English Corpus Linguistics - LAN00032H

Department: Language and Linguistic Science
Credit value: 20 credits
Credit level: H
Academic year of delivery: 2025-26
- See module specification for other years: 2023-24 2024-25 2026-27

Module summary

Corpus linguistics uses real world data for the analysis of language. In this module you'll learn about how we can use a corpus (body of texts) to discover patterns of usage in English and investigate variation and change. Assuming no prior knowledge, we'll teach the valuable skills you need to use standard text analysis software, check your own ideas and discover patterns yourself.

Related modules

Pre-requisite modules

Syntactic Structures (LAN00011C)

Additional information

With respect to pre-requisites the following modules are equivalent.

First year modules

Introduction to Syntax, Morphology and Syntax, and Syntactic Structures

Module will run

Occurrence	Teaching period
A	Semester 1 2025-26

Module aims

The aim of this module is to introduce you to corpus linguistics, and the use of corpora in studying English language. The first half of the spring term will introduce the theory and practice of corpus linguistics, and the second half will explore how corpora are currently used in linguistic research on English. The summer term is devoted to workshops related to individual project work. This module is largely practical and skills driven and the assessment is designed to test your skills in accessing the primary literature, data collection and analysis, descriptive adequacy, critical thinking, argumentation, and written presentation skills.

Module learning outcomes

On completion of this module a student should be able to:

understand and discuss the main issues and methodologies of corpus linguistics
understand the role of corpus data in linguistic research
carry out linguistic investigations using a variety of corpora and corpus methodologies
perform simple statistical tests

A student will develop competence in the following skills:

recognising and explaining complex patterns in linguistic data
forming valid generalisations about language from corpus data
expressing grammatical concepts clearly and concisely
designing and carrying out a small research project using corpus data
summarising and presenting findings in a style appropriate to the norms of the discipline
understanding and applying basic statistical concepts relevant to linguistic analysis

Employability skills:

This module will allow a student to particularly develop skills in the application of IT/numeracy skills.
- to extract linguistic data from large electronic corpora
- to organize, manipulate, analyse and quantify this data electronically in order to investigate questions about real-world language use.
- to learn some simple statistics in order to validate your results.

Module content

This module introduces the concept of the corpus as an authentic language sample. We consider how corpora are designed and put together and how information about linguistic structure (annotation) is added to a corpus.
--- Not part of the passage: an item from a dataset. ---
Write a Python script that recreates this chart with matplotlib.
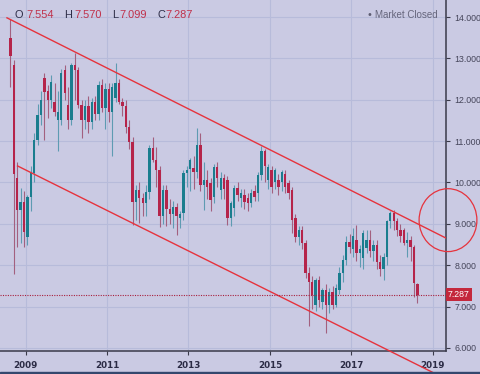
import numpy as np
import pandas as pd
import matplotlib
matplotlib.use("Agg")
import matplotlib.pyplot as plt
from matplotlib.patches import Ellipse, Rectangle

# monthly OHLC, Aug 2008 .. Aug 2018
opens = [13.50, 12.85, 10.10, 9.34, 9.54, 8.69, 9.66, 10.22, 11.03, 11.63,
         12.53, 12.20, 12.00, 11.95, 11.51, 11.51, 12.72, 11.87, 11.51, 12.84,
         12.72, 11.87, 11.51, 11.85, 11.45, 11.95, 11.65, 12.35, 11.80, 12.25,
         11.70, 12.05, 12.40, 11.95, 11.85, 11.35, 10.99, 9.54, 9.82, 9.62,
         9.50, 9.78, 10.83, 10.55, 10.30, 9.18, 9.82, 9.36, 9.25, 9.40,
         9.15, 9.26, 10.22, 10.33, 10.35, 10.25, 10.90, 9.94, 10.05, 9.99,
         9.66, 10.38, 9.82, 10.10, 10.05, 9.14, 9.38, 9.86, 9.62, 9.70,
         9.62, 9.50, 9.80, 9.74, 10.18, 10.75, 10.06, 10.30, 10.00, 10.06,
         10.02, 10.20, 9.99, 9.82, 9.14, 8.69, 8.85, 8.54, 7.82, 7.60,
         7.05, 7.65, 7.10, 7.40, 7.04, 7.35, 7.05, 7.41, 7.82, 8.13,
         8.57, 8.40, 8.61, 8.29, 8.17, 8.42, 8.61, 8.35, 8.49, 8.08,
         7.90, 8.21, 9.06, 9.26, 9.06, 8.85, 8.85, 8.54, 8.62, 8.45,
         7.554]
highs = [13.95, 12.95, 10.50, 9.87, 9.80, 9.70, 10.40, 11.20, 11.90, 12.20,
         12.65, 12.35, 12.60, 12.40, 12.20, 12.75, 12.85, 12.30, 12.90, 13.13,
         12.80, 12.00, 12.00, 12.10, 12.05, 12.10, 12.45, 12.50, 12.40, 12.40,
         12.40, 12.88, 12.50, 12.05, 12.00, 11.50, 11.10, 9.95, 10.00, 9.75,
         9.95, 10.90, 11.11, 10.85, 10.40, 9.95, 9.95, 9.60, 9.55, 9.50,
         9.30, 10.30, 10.40, 10.60, 10.65, 11.31, 11.20, 10.50, 10.30, 10.10,
         10.45, 10.50, 10.25, 10.20, 10.15, 9.55, 9.95, 10.00, 9.85, 9.85,
         9.75, 9.85, 9.95, 10.25, 10.87, 10.80, 10.45, 10.40, 10.35, 10.20,
         10.30, 10.30, 10.05, 9.90, 9.25, 8.95, 8.95, 8.60, 7.95, 7.75,
         7.70, 7.75, 7.45, 7.55, 7.45, 7.50, 7.55, 7.95, 8.25, 8.70,
         8.75, 8.90, 8.98, 8.50, 8.85, 8.85, 8.85, 8.60, 8.60, 8.25,
         8.30, 9.10, 9.30, 9.34, 9.15, 9.00, 8.90, 8.80, 8.70, 8.50,
         7.570]
lows = [12.30, 7.78, 8.45, 8.54, 8.45, 8.50, 9.30, 10.00, 10.90, 11.40,
        11.03, 11.55, 11.80, 11.60, 10.75, 11.40, 12.00, 11.30, 11.40, 12.00,
        11.80, 11.08, 11.30, 11.20, 11.30, 11.50, 11.50, 11.70, 11.30, 11.45,
        10.63, 11.95, 11.90, 11.60, 11.20, 10.80, 8.98, 9.10, 9.02, 9.20,
        9.20, 9.60, 10.50, 9.90, 8.93, 9.00, 8.95, 9.00, 8.90, 8.73,
        8.90, 9.10, 9.90, 9.80, 9.85, 10.10, 9.80, 9.34, 9.60, 9.30,
        9.50, 9.90, 9.60, 9.60, 8.98, 8.95, 9.20, 9.55, 9.40, 9.35,
        9.30, 9.40, 9.55, 9.55, 10.05, 10.00, 9.85, 9.75, 9.85, 9.70,
        9.80, 9.75, 9.60, 8.78, 8.55, 8.50, 8.40, 7.70, 6.52, 6.95,
        6.90, 7.00, 6.95, 6.37, 6.85, 6.95, 6.98, 7.30, 7.60, 8.00,
        8.30, 8.20, 8.10, 7.95, 7.90, 8.30, 8.20, 8.10, 7.90, 7.75,
        7.65, 8.00, 8.90, 8.85, 8.70, 8.55, 8.50, 8.20, 8.10, 7.24,
        7.099]
closes = [13.05, 10.20, 9.34, 9.54, 8.81, 9.66, 10.22, 11.03, 11.63, 12.00,
          12.19, 12.00, 12.44, 11.71, 11.71, 12.64, 12.16, 11.51, 12.84, 12.72,
          11.87, 11.51, 11.85, 11.45, 11.95, 11.65, 12.35, 11.80, 12.25, 11.70,
          12.32, 12.40, 11.95, 11.85, 11.35, 10.99, 9.54, 9.82, 9.62, 9.50,
          9.78, 10.83, 10.55, 10.30, 9.18, 9.82, 9.36, 9.25, 9.40, 9.20,
          9.25, 10.22, 10.30, 10.55, 10.25, 10.90, 9.94, 10.05, 9.90, 9.58,
          10.38, 10.10, 10.10, 9.85, 9.14, 9.50, 9.86, 9.70, 9.74, 9.54,
          9.50, 9.74, 9.65, 10.18, 10.75, 10.39, 10.38, 9.90, 10.30, 9.90,
          10.26, 9.90, 9.75, 9.10, 8.69, 8.85, 8.54, 7.82, 7.60, 7.28,
          7.65, 7.15, 7.40, 7.04, 7.35, 7.05, 7.45, 7.82, 8.13, 8.57,
          8.45, 8.70, 8.29, 8.40, 8.78, 8.61, 8.35, 8.50, 8.08, 7.90,
          8.20, 9.06, 9.26, 9.06, 8.85, 8.70, 8.54, 8.62, 8.45, 7.57,
          7.287]

# channel lines (date, price)
upper_line = [(2008.54, 13.98), (2019.40, 8.62)]
lower_line = [(2008.80, 10.40), (2019.02, 5.40)]
last_price = 7.287
year_ticks = [2009, 2011, 2013, 2015, 2017, 2019]
price_ticks = [6, 7, 8, 9, 10, 11, 12, 13, 14]

BG = "#cacae3"
UP = "#1a7d8e"
DOWN = "#b5244a"
LINE_RED = "#e6333d"

months = pd.date_range("2008-08-01", periods=len(closes), freq="MS")
x = np.array(months.year + (months.month - 0.5) / 12.0)
o = np.array(opens)
h = np.array(highs)
l = np.array(lows)
c = np.array(closes)
up = c >= o

fig = plt.figure(figsize=(4.8, 3.74), dpi=100, facecolor=BG)
ax = fig.add_axes([0, 0.0602, 446 / 480, 1 - 0.0602])
ax.set_facecolor(BG)

for t in year_ticks:
    ax.axvline(t, color="#b7bbda", lw=0.8, zorder=0)
for p in price_ticks:
    ax.axhline(p, color="#b7bbda", lw=0.8, zorder=0)

# wicks then bodies
ax.vlines(x[up], l[up], h[up], color="#5e9bb2", lw=0.8, zorder=2)
ax.vlines(x[~up], l[~up], h[~up], color="#a3607f", lw=0.8, zorder=2)
body_w = 0.058
bottoms = np.minimum(o, c)
heights = np.maximum(np.abs(c - o), 0.03)
ax.bar(x[up], heights[up], width=body_w, bottom=bottoms[up], color=UP, zorder=3)
ax.bar(x[~up], heights[~up], width=body_w, bottom=bottoms[~up], color=DOWN, zorder=3)

# trend channel
ax.plot(*zip(*upper_line), color=LINE_RED, lw=1.0, zorder=4)
ax.plot(*zip(*lower_line), color=LINE_RED, lw=1.0, zorder=4, clip_on=False)
ax.add_patch(Ellipse((2019.376, 9.09), 1.42, 1.52, fill=False, ec=LINE_RED,
                     lw=0.9, clip_on=False, zorder=5))

# last price
ax.axhline(last_price, color="#a8203e", lw=0.8, ls=(0, (1, 1.2)), zorder=4)
ax.text(1.004, last_price, f"{last_price:.3f}", transform=ax.get_yaxis_transform(),
        ha="left", va="center", color="white", fontsize=6.3, family="Liberation Sans",
        bbox=dict(boxstyle="square,pad=0.25", fc="#c4283c", ec="none"), zorder=6)

ax.set_xlim(2008.369, 2019.327)
ax.set_ylim(5.915, 14.411)

ax.yaxis.tick_right()
ax.set_yticks(price_ticks)
ax.set_yticklabels([f"{p:.3f}" for p in price_ticks], family="Liberation Sans",
                   fontsize=6.3, color="#45455a")
ax.set_xticks(year_ticks)
ax.set_xticklabels([str(t) for t in year_ticks], family="DejaVu Sans",
                   fontweight="bold", fontsize=6.3, color="#2b2b45")
ax.tick_params(axis="y", length=3, width=0.8, color="#3a3a4a", pad=3)
ax.tick_params(axis="x", length=3, width=0.8, color="#3a3a4a", pad=4)
for s in ["left", "top"]:
    ax.spines[s].set_visible(False)
for s in ["right", "bottom"]:
    ax.spines[s].set_color("#3a3a4a")
    ax.spines[s].set_linewidth(1.1)

# header legend
def px(xp, yp):
    return xp / 480, 1 - yp / 374

hdr = [("O", 14.5, "#2e2e48"), ("7.554", 26, "#c0304a"),
       ("H", 64.5, "#2e2e48"), ("7.570", 74.5, "#c0304a"),
       ("L", 112.5, "#2e2e48"), ("7.099", 119.5, "#c0304a"),
       ("C", 157.5, "#2e2e48"), ("7.287", 165.5, "#c0304a")]
for txt, xp, col in hdr:
    fig.text(*px(xp, 17.5), txt, color=col, fontsize=7.9, family="Liberation Sans",
             va="baseline", ha="left")

fig.text(*px(369.5, 15), "\u2022", color="#5d5d72", fontsize=7, ha="center",
         va="center", family="DejaVu Sans")
fig.text(*px(375, 18), "Market Closed", color="#66667c", fontsize=7.0,
         family="Liberation Sans", va="baseline", ha="left")

# bottom strip
fig.patches.append(Rectangle((0, 0), 1, 2.5 / 374, transform=fig.transFigure,
                             color="#34486e", zorder=10))

fig.savefig("out.png", dpi=100, facecolor=BG)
Students develop knowledge of the questions that corpus linguistics helps us to answer, and as part of this we deepen our understanding of variables and hypotheses, including how to test them.

Indicative assessment

Task	% of module mark
Essay/coursework	100.0

Special assessment rules

None

Indicative reassessment

Task	% of module mark
Essay/coursework	100.0

Module feedback

Feedback for the first formative is given by the end of week 7. For the second formative it is given by the end of week 10. For the third formative it is given by the end of week 11. Feedback for the summative is given within the University mandated turnaround time.

Indicative reading

Biber, D. (1993). Representativeness in Corpus Design. Literary and Linguistic Computing, 8(4).

Gries, S. Th. (2009). What is Corpus Linguistics? Language and Linguistics Compass, 3(5), 1225–1241. https://doi.org/10.1111/j.1749-818X.2009.00149.x

McEnery, T., & Hardie, A. (2011). Corpus Linguistics. Cambridge: Cambridge University Press. doi:10.1017/CBO9780511981395.002

Taylor, C. 2007. What is Corpus Linguistics? What the data says. ICAME Journal 32, 179-200.